He shook his white head slowly as if fixing something definite in his mind.

"To-morrow noon," he added imperiously. "To-morrow noon, he shall die!"

It was the selfsame hour Ferou himself had bargained with the Guardias Civiles for the killing of Quesada!

Don Jaime would say no more. He was as arrogantly enigmatic as the very God Himself!


CHAPTER XXXIV

Don Jaime worked that day. That night he slaved. About eventide Alfonso Robledo, the banderillero who so bravely had seconded Quesada that morning, suffered all at once a severe relapse. Perhaps it came from the overheating excitement of that crucial time upon the rock; perhaps the abrupt exposure in that intrepid try to avert Felicidad's cruel and barbarous fate, had brought it on; at any rate and all on a sudden, his weakened body began writhing in an agony of cramps.

There was nothing else for it. The hidalgo doctor gave the bullfighter a hypodermic injection of morphia. The paroxysms lessened, altogether ceased. The eyelids of the banderillero rolled down heavily, and he slumped into a deep stertorous sleep.

That reawakened in Don Jaime the Fear. He made once more a round of the hospital. He went from choza to cabana outside, seeking new cases. Where a man could not sleep or a woman persisted in moaning, he administered narcotics.
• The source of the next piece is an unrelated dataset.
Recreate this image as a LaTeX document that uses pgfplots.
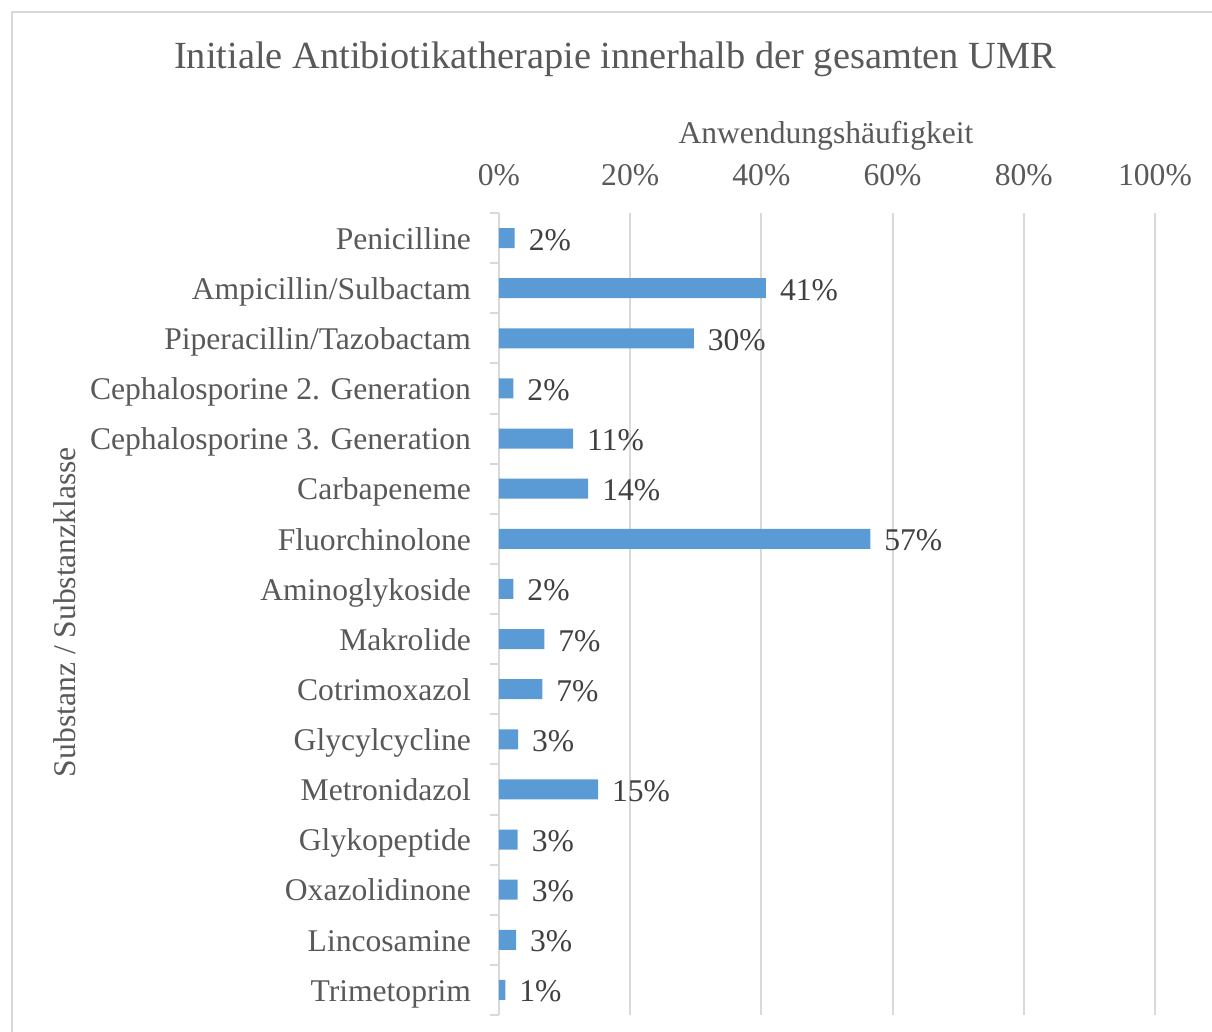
\documentclass[border=0pt]{standalone}
\usepackage{pgfplots}
\pgfplotsset{compat=1.18}
\usepackage{fontspec}
\setmainfont{Liberation Serif}

\definecolor{barblue}{HTML}{5B9BD5}
\definecolor{txtgray}{HTML}{595959}
\definecolor{lblgray}{HTML}{404040}
\definecolor{gridgray}{HTML}{D9D9D9}

\newcommand{\lblfont}{\fontsize{15.8}{18}\selectfont}

\begin{document}
\begin{tikzpicture}
\useasboundingbox (0,0) rectangle (606pt,-516pt);
% chart frame (top and left edge visible)
\draw[gridgray, line width=1pt] (6pt,-520pt) -- (6pt,-6pt) -- (610pt,-6pt);

\begin{axis}[
    at={(249.5pt,-507.5pt)}, anchor=south west,
    scale only axis, width=328pt, height=401pt,
    xbar, bar width=10pt,
    xmin=0, xmax=100, ymin=-0.5, ymax=15.5,
    y dir=reverse,
    axis x line*=top, axis y line*=left,
    x axis line style={draw=none},
    y axis line style={gridgray, line width=1pt},
    xtick={0,20,40,60,80,100},
    xticklabels={0\%,20\%,40\%,60\%,80\%,100\%},
    xmajorgrids, grid style={gridgray, line width=1pt},
    ytick={0,...,15},
    yticklabels={Penicilline, Ampicillin/Sulbactam, Piperacillin/Tazobactam,
        Cephalosporine 2. Generation, Cephalosporine 3. Generation, Carbapeneme,
        Fluorchinolone, Aminoglykoside, Makrolide, Cotrimoxazol, Glycylcycline,
        Metronidazol, Glykopeptide, Oxazolidinone, Lincosamine, Trimetoprim},
    major tick length=0pt,
    extra y ticks={-0.5,0.5,...,15.5},
    extra y tick labels={},
    extra y tick style={major tick length=4.5pt, tick align=outside,
        tick style={gridgray, line width=1pt}},
    xticklabel style={font=\lblfont, text=txtgray, anchor=base, yshift=14pt},
    yticklabel style={font=\lblfont, text=txtgray, anchor=base east,
        xshift=-10.5pt, yshift=-5.6pt},
    /pgf/number format/assume math mode=true,
]
\addplot[fill=barblue, draw=none, point meta=x,
    nodes near coords={\pgfmathprintnumber[fixed,precision=0,assume math mode=true]{\pgfplotspointmeta}\%},
    nodes near coords style={font=\lblfont, text=lblgray, anchor=base west,
        xshift=3.5pt, yshift=-6pt}]
coordinates {
    (2.4,0) (40.7,1) (29.7,2) (2.2,3) (11.3,4) (13.6,5) (56.6,6) (2.2,7)
    (6.9,8) (6.6,9) (2.9,10) (15.1,11) (2.85,12) (2.85,13) (2.6,14) (0.96,15)
};
\end{axis}

\node[anchor=base, text=txtgray, font=\fontsize{19.2}{22}\selectfont]
    at (307.5pt,-34.2pt) {Initiale Antibiotikatherapie innerhalb der gesamten UMR};
\node[anchor=base, text=txtgray, font=\lblfont]
    at (413pt,-72pt) {Anwendungshäufigkeit};
\node[rotate=90, text=txtgray, font=\lblfont]
    at (32.5pt,-306pt) {Substanz / Substanzklasse};
\end{tikzpicture}
\end{document}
When morning dawned through wisps of rain, the long night of taxing and intolerable work showed plainly in the doctor. His narrow face looked thin and long as a ferule; the cheek bones were high, the aquiline nose never more imperious. What with all the coffee he had drunk like a good Moor, to accelerate the action of his brain and steady the movement of his hand, his skin seemed tinged to a deeper swarth.